-- DIRECTIONS --
Reproduce exactly and only the lines running from the one with "Output the Python" through the one with "import seaborn as sns", both end lines included.

[Collected data entries]

(begin)

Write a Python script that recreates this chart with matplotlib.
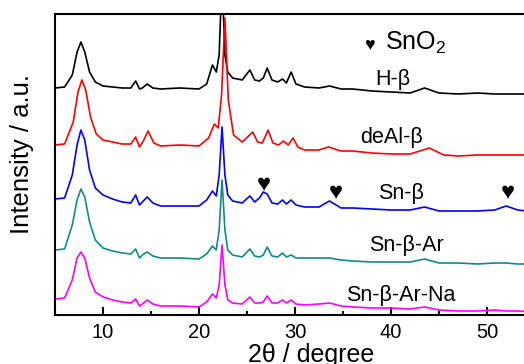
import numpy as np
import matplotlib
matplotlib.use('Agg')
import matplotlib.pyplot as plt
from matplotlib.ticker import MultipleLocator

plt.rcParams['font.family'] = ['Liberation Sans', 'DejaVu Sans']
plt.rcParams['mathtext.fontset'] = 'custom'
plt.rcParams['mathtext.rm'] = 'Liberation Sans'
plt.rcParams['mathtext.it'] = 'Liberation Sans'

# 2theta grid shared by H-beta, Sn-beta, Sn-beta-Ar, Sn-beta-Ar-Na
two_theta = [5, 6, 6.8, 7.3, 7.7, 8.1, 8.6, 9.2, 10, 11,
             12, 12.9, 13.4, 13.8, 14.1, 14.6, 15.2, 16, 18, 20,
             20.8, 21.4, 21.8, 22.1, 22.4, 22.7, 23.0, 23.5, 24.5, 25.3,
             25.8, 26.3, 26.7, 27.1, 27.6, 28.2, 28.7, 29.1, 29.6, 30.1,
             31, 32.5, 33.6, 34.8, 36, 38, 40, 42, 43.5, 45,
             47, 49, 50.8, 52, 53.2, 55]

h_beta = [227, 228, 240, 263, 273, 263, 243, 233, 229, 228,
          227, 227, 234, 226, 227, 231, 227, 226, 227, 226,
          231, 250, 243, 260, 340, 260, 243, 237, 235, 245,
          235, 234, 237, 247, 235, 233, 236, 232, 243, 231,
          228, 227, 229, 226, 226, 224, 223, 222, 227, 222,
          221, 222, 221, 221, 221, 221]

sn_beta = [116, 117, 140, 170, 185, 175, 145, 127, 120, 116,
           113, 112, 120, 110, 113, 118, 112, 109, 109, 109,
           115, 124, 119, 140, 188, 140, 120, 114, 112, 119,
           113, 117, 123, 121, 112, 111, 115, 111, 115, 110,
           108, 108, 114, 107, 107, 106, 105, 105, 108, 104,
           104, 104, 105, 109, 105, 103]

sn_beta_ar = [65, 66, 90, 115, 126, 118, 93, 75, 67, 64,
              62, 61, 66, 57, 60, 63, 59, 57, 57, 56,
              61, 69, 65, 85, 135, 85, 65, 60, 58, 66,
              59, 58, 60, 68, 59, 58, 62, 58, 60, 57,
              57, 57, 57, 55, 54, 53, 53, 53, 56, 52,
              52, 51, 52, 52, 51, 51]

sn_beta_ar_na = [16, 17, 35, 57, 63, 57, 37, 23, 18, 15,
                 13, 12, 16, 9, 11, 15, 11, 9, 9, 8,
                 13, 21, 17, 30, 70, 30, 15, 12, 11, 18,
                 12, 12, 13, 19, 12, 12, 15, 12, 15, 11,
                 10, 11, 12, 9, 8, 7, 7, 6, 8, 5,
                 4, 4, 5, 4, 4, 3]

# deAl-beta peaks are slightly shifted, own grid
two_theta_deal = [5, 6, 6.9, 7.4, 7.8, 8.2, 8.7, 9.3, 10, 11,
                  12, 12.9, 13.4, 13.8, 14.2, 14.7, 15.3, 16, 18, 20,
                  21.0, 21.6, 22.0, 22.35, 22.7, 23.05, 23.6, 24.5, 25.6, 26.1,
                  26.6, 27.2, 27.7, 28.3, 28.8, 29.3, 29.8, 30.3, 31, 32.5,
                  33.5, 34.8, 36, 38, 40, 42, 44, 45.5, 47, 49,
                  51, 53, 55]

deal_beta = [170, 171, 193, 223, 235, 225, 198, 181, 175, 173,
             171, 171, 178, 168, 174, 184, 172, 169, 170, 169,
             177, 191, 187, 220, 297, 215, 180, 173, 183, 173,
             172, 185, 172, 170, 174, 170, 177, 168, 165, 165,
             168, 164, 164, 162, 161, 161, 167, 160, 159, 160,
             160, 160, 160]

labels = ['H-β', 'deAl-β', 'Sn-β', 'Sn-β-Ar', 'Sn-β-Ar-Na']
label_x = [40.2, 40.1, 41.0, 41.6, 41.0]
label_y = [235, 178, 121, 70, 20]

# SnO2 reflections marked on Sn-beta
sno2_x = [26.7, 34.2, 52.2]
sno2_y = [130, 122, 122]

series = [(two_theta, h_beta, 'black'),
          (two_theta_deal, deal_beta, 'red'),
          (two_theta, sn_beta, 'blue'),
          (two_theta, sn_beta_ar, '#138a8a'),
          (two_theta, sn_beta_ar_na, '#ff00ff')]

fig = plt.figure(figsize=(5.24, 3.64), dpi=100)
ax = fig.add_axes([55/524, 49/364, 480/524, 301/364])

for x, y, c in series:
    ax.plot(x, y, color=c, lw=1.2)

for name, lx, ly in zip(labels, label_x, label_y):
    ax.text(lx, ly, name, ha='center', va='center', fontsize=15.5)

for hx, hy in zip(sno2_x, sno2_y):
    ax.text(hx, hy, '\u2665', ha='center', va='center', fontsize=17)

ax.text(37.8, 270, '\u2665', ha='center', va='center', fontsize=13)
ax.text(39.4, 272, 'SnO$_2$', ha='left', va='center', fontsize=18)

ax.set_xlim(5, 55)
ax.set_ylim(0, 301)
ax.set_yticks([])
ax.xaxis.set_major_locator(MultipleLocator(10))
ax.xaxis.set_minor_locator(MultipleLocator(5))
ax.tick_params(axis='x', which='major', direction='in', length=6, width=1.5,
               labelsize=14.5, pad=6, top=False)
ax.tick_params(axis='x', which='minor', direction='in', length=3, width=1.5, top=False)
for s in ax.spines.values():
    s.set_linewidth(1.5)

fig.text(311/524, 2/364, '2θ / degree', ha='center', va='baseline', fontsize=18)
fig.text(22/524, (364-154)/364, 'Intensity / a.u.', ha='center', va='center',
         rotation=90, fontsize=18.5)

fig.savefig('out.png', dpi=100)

(end)
(begin)

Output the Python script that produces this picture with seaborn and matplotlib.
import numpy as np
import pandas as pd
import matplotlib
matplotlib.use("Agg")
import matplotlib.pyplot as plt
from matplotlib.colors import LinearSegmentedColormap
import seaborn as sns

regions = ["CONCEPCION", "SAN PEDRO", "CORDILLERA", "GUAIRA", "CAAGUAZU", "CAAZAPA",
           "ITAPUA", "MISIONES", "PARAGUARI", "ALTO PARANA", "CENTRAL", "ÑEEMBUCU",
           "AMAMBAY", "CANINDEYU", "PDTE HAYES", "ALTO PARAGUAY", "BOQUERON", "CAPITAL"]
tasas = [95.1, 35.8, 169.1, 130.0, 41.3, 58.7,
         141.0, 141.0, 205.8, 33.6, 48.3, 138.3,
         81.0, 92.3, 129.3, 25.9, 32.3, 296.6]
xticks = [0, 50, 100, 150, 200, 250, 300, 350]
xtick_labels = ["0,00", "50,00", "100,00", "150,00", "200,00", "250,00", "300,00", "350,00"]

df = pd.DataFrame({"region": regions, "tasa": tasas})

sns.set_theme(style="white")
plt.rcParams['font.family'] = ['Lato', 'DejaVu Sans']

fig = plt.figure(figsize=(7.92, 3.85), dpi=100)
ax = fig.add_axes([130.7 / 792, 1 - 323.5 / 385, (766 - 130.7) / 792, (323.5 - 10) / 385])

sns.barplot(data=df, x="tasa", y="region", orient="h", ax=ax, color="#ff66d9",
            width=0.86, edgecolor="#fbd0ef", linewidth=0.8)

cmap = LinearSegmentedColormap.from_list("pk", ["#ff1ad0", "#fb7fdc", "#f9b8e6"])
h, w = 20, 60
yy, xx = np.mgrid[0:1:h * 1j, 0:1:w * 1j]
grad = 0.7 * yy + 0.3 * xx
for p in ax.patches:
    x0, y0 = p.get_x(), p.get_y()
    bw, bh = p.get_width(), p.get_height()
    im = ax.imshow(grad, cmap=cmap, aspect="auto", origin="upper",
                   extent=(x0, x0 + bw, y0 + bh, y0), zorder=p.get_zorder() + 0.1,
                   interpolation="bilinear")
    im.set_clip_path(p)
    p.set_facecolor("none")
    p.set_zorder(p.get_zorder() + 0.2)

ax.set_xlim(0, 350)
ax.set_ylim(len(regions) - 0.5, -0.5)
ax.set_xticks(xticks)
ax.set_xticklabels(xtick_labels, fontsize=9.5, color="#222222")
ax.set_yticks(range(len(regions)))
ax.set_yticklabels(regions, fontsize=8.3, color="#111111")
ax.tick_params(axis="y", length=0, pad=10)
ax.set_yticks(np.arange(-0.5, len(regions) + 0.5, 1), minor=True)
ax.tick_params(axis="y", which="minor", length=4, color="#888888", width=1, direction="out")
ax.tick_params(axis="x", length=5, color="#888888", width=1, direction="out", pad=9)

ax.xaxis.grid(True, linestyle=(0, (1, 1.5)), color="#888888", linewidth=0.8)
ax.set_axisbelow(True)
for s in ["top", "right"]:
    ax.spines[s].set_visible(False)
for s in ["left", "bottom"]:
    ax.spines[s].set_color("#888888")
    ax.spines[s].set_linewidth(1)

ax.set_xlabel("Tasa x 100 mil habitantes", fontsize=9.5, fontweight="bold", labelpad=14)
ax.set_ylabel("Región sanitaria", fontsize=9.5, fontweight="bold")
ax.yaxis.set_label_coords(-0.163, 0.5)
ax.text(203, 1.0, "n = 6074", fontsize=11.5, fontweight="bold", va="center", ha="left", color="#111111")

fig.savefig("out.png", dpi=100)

(end)
(begin)

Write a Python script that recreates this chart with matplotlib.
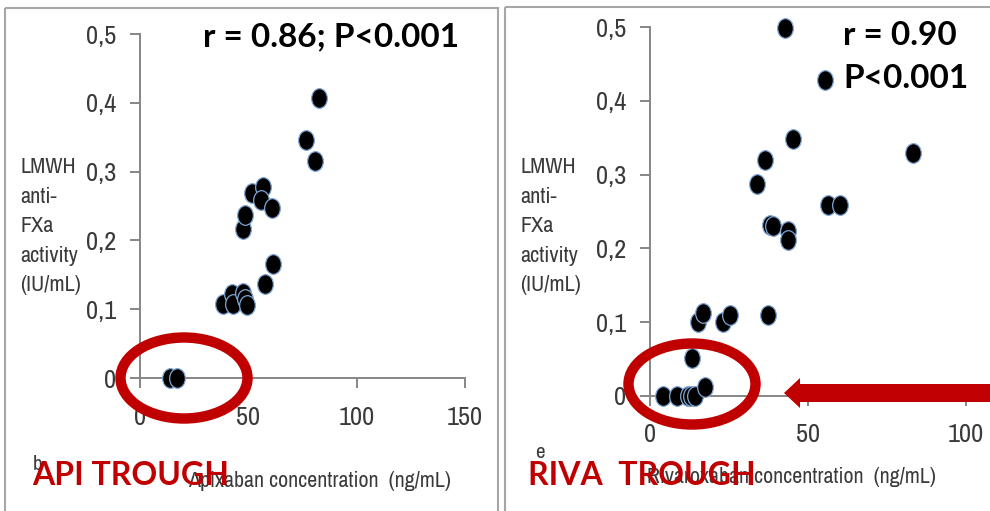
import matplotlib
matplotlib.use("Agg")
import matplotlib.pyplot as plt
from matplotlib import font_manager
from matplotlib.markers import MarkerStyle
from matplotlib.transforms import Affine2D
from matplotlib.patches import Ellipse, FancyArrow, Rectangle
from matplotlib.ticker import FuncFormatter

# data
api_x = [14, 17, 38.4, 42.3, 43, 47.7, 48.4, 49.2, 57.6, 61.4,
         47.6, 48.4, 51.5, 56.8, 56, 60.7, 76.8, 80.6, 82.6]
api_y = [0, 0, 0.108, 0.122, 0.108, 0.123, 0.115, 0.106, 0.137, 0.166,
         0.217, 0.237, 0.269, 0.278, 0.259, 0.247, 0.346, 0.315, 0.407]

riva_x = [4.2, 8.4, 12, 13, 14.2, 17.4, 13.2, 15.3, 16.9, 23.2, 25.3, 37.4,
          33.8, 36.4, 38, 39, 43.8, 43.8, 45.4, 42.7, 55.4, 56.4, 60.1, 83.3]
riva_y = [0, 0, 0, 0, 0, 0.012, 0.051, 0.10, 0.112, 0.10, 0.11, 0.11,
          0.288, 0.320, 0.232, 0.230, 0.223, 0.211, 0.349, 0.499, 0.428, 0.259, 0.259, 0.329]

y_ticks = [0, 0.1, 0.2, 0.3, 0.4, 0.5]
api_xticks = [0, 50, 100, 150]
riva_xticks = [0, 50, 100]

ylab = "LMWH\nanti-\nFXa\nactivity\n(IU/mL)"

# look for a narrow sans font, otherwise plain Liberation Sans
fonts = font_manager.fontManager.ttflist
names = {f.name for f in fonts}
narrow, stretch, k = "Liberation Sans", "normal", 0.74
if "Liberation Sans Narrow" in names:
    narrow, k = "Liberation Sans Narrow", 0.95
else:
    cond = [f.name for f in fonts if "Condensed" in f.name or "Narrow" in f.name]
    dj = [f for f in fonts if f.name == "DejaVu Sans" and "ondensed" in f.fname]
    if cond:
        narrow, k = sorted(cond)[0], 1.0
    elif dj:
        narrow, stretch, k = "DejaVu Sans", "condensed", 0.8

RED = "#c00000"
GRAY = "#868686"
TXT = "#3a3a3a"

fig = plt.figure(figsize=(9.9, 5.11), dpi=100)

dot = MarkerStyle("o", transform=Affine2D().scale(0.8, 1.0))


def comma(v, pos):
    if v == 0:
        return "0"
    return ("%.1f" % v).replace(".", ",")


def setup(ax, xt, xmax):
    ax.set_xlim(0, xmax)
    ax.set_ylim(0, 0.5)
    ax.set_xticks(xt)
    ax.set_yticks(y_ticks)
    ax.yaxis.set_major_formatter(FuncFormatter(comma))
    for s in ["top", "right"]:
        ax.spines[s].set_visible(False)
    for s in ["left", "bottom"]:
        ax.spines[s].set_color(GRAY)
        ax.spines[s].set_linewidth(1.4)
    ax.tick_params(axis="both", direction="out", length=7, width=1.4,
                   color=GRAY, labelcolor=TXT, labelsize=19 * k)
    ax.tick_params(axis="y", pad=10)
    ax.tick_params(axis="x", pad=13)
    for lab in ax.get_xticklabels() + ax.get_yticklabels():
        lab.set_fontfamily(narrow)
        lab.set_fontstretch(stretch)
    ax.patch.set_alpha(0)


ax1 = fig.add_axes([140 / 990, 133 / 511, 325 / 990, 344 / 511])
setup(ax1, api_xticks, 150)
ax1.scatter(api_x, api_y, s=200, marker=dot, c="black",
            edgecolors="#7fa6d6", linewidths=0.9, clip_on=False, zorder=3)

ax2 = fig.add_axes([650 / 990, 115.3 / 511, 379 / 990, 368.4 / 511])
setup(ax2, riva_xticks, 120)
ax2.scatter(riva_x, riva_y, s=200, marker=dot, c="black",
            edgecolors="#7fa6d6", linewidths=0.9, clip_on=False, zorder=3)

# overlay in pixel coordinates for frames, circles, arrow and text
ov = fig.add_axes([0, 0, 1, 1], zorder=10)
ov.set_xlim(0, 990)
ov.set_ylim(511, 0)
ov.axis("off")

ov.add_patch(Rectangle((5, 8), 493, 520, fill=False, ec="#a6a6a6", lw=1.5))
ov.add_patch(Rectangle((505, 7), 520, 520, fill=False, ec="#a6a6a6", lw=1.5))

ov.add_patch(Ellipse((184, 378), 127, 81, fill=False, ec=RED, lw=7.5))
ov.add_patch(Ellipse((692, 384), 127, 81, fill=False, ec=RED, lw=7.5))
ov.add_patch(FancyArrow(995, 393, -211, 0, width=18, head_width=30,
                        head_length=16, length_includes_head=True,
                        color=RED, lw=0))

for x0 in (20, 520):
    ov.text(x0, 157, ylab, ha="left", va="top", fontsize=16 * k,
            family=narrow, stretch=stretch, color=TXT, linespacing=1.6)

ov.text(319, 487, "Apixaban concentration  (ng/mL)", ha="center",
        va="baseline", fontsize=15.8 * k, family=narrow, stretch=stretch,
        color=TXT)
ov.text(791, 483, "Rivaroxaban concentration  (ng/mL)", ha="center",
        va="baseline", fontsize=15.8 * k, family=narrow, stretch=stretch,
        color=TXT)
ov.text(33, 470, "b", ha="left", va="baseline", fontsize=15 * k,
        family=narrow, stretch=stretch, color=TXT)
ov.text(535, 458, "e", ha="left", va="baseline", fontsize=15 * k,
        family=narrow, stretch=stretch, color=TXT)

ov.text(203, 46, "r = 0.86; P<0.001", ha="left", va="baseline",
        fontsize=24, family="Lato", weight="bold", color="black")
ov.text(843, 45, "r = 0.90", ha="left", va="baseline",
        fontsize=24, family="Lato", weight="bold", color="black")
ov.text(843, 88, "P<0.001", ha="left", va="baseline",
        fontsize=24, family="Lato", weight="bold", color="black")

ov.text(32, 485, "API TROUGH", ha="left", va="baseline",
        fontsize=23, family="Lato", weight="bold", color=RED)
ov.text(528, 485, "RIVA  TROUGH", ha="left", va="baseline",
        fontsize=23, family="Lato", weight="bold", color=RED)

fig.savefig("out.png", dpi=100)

(end)

-- OUTPUT FOR THIS TASK --
Output the Python script that produces this picture with seaborn and matplotlib.
import numpy as np
import pandas as pd
import matplotlib
matplotlib.use("Agg")
import matplotlib.pyplot as plt
from matplotlib.colors import LinearSegmentedColormap
import seaborn as sns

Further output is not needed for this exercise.